Today, we released new guidance to help our customers address credential theft, called Mitigating Pass-the-Hash and Other Credential Theft, version 2. The paper encourages IT professionals to “assume breach” to highlight the need for the use of holistic planning strategies and features in Microsoft Windows to become more resilient against credential theft attacks. This paper builds on our previously released guidance and mitigations for Pass-the-Hash (PtH) attacks.
Given that organizations must continue to operate after a breach, it is critical for them to have a plan to minimize the impact of successful attacks on their ongoing operations. Adopting an approach that assumes a breach will occur, ensures that organizations have a holistic plan in place before an attack occurs. A planned approach enables defenders to close the seams that attackers are aiming to exploit.
The guidance also underscores another important point – that technical features alone may not prevent lateral movement and privilege escalation. In order to substantially reduce credential theft attacks, organizations should consider the attacker mindset and use strategies such as identifying key assets, implementing detection mechanisms, and having a breach recovery plan.
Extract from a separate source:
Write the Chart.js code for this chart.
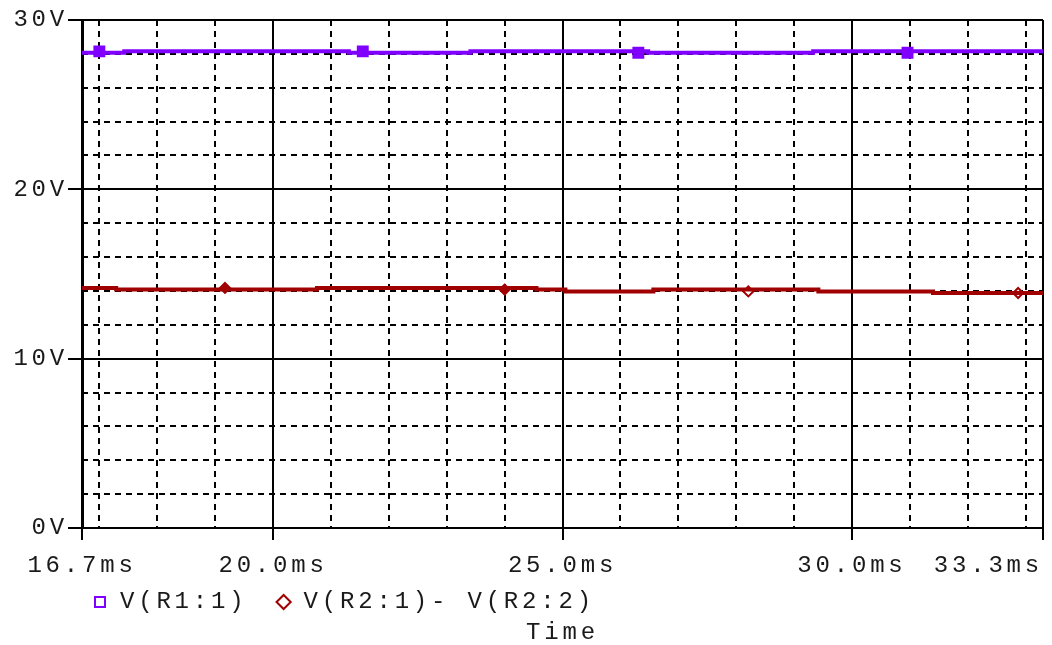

These strategies can be implemented in combination with Windows features to provide a more effective defensive approach, and are aligned to the well-known National Institute of Standards and Technology (NIST) Cybersecurity Framework.
There are three important points technology leaders should understand about a PtH attack:
- First, an attacker has to get a foothold on your network before a PtH type of attack occurs. This is commonly achieved using tactics such as phishing, taking advantage of weak passwords, or by exploiting unpatched vulnerabilities.
- Second, once initial administrative rights to a compromised computer are obtained, an attacker captures account login credentials on that computer, and then uses those captured credentials to authenticate to other computers on the network.
- Third, the ultimate goal of an attacker might be to compromise the domain controller – the central point of control for all computers, corporate identities and credentials – which effectively gives them control and full access to all of the organization’s IT assets.
Lastly, there is no one silver bullet that solves credential theft attacks such as PtH. The risk of credential theft exists in any type of single-sign-on implementation, both in open source and commercial platforms. Microsoft is committed to not only furthering platform enhancements to harden against these attacks, but also to sharing guidance to help strengthen our customers’ infrastructure against these threats.